Source material —
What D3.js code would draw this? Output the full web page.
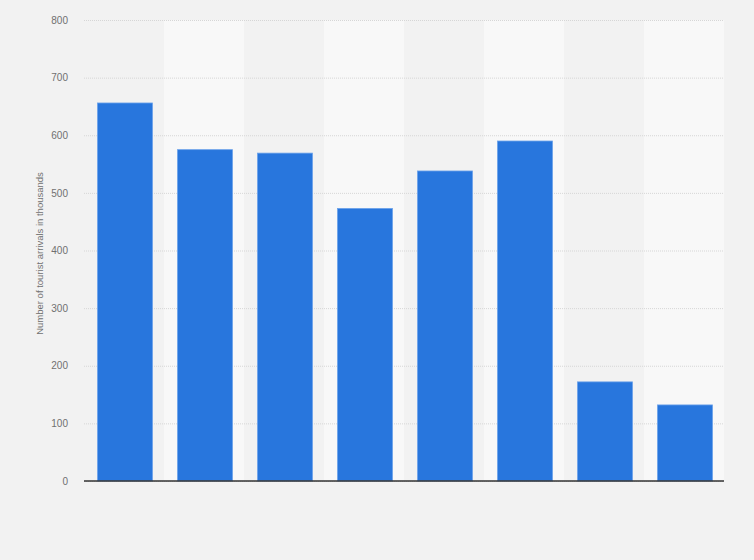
<!DOCTYPE html>
<html>
<head>
<meta charset="utf-8">
<script src="https://cdn.jsdelivr.net/npm/d3@7"></script>
<style>
  body { margin: 0; background: #f2f2f2; }
  svg { display: block; font-family: "Liberation Sans", Arial, sans-serif; }
</style>
</head>
<body>
<svg id="drawing_region"></svg>
<script>
// data (no category labels shown)
const categories = ["1", "2", "3", "4", "5", "6", "7", "8"];
const arrivals = [656, 575, 569, 473, 538, 590, 172, 132];
const yTicks = [0, 100, 200, 300, 400, 500, 600, 700, 800];

const width = 754, height = 560;
const margin = {top: 20, right: 30, bottom: 79, left: 84};

const svg = d3.select('#drawing_region')
    .attr('width', width)
    .attr('height', height);

svg.append('rect')
    .attr('width', width).attr('height', height)
    .attr('fill', '#f2f2f2');

const x = d3.scaleBand()
    .domain(categories)
    .range([margin.left, width - margin.right])
    .paddingInner(0.3125)
    .paddingOuter(0.15625);

const y = d3.scaleLinear()
    .domain([0, 800])
    .range([height - margin.bottom, margin.top]);

// alternating column backgrounds
const step = x.step();
svg.append('g')
    .selectAll('rect')
    .data(categories)
    .join('rect')
    .attr('x', (d, i) => margin.left + i * step)
    .attr('y', y(800))
    .attr('width', step)
    .attr('height', y(0) - y(800))
    .attr('fill', (d, i) => i % 2 ? '#f8f8f8' : '#f2f2f2');

// grid + tick labels
const yAxis = svg.append('g')
    .attr('transform', `translate(${margin.left},0)`)
    .call(d3.axisLeft(y).tickValues(yTicks).tickSize(-(width - margin.left - margin.right)).tickPadding(16));
yAxis.select('.domain').remove();
yAxis.selectAll('.tick line')
    .attr('stroke', '#d6d6d6')
    .attr('stroke-dasharray', '1,1');
yAxis.selectAll('.tick text')
    .attr('fill', '#707070')
    .style('font-size', '10px');

// bars
svg.append('g')
    .attr('transform', 'translate(1,0)')
    .selectAll('rect')
    .data(arrivals)
    .join('rect')
    .attr('x', (d, i) => x(categories[i]))
    .attr('y', d => y(d))
    .attr('width', x.bandwidth())
    .attr('height', d => y(0) - y(d))
    .attr('fill', '#2876dd')
    .attr('stroke', '#6ca2ea')
    .attr('stroke-width', 0.8);

// baseline
svg.append('line')
    .attr('x1', margin.left).attr('x2', width - margin.right)
    .attr('y1', y(0)).attr('y2', y(0))
    .attr('stroke', '#333')
    .attr('stroke-width', 1.3);

// y label
svg.append('text')
    .attr('transform', `translate(43, ${(y(0) + y(800)) / 2 + 3}) rotate(-90)`)
    .attr('text-anchor', 'middle')
    .attr('fill', '#707070')
    .style('font-size', '9.5px')
    .text('Number of tourist arrivals in thousands');
</script>
</body>
</html>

Exercise directions —
Repeat the data exactly, without the pictures.

Solved problem —
What D3.js code would draw this? Output the full web page.
<!DOCTYPE html>
<html>
<head>
<meta charset="utf-8">
<script src="https://cdn.jsdelivr.net/npm/d3@7"></script>
<style>
  body { margin: 0; background: #f2f2f2; }
  svg { display: block; font-family: "Liberation Sans", Arial, sans-serif; }
</style>
</head>
<body>
<svg id="drawing_region"></svg>
<script>
// data (no category labels shown)
const categories = ["1", "2", "3", "4", "5", "6", "7", "8"];
const arrivals = [656, 575, 569, 473, 538, 590, 172, 132];
const yTicks = [0, 100, 200, 300, 400, 500, 600, 700, 800];

const width = 754, height = 560;
const margin = {top: 20, right: 30, bottom: 79, left: 84};

const svg = d3.select('#drawing_region')
    .attr('width', width)
    .attr('height', height);

svg.append('rect')
    .attr('width', width).attr('height', height)
    .attr('fill', '#f2f2f2');

const x = d3.scaleBand()
    .domain(categories)
    .range([margin.left, width - margin.right])
    .paddingInner(0.3125)
    .paddingOuter(0.15625);

const y = d3.scaleLinear()
    .domain([0, 800])
    .range([height - margin.bottom, margin.top]);

// alternating column backgrounds
const step = x.step();
svg.append('g')
    .selectAll('rect')
    .data(categories)
    .join('rect')
    .attr('x', (d, i) => margin.left + i * step)
    .attr('y', y(800))
    .attr('width', step)
    .attr('height', y(0) - y(800))
    .attr('fill', (d, i) => i % 2 ? '#f8f8f8' : '#f2f2f2');

// grid + tick labels
const yAxis = svg.append('g')
    .attr('transform', `translate(${margin.left},0)`)
    .call(d3.axisLeft(y).tickValues(yTicks).tickSize(-(width - margin.left - margin.right)).tickPadding(16));
yAxis.select('.domain').remove();
yAxis.selectAll('.tick line')
    .attr('stroke', '#d6d6d6')
    .attr('stroke-dasharray', '1,1');
yAxis.selectAll('.tick text')
    .attr('fill', '#707070')
    .style('font-size', '10px');

// bars
svg.append('g')
    .attr('transform', 'translate(1,0)')
    .selectAll('rect')
    .data(arrivals)
    .join('rect')
    .attr('x', (d, i) => x(categories[i]))
    .attr('y', d => y(d))
    .attr('width', x.bandwidth())
    .attr('height', d => y(0) - y(d))
    .attr('fill', '#2876dd')
    .attr('stroke', '#6ca2ea')
    .attr('stroke-width', 0.8);

// baseline
svg.append('line')
    .attr('x1', margin.left).attr('x2', width - margin.right)
    .attr('y1', y(0)).attr('y2', y(0))
    .attr('stroke', '#333')
    .attr('stroke-width', 1.3);

// y label
svg.append('text')
    .attr('transform', `translate(43, ${(y(0) + y(800)) / 2 + 3}) rotate(-90)`)
    .attr('text-anchor', 'middle')
    .attr('fill', '#707070')
    .style('font-size', '9.5px')
    .text('Number of tourist arrivals in thousands');
</script>
</body>
</html>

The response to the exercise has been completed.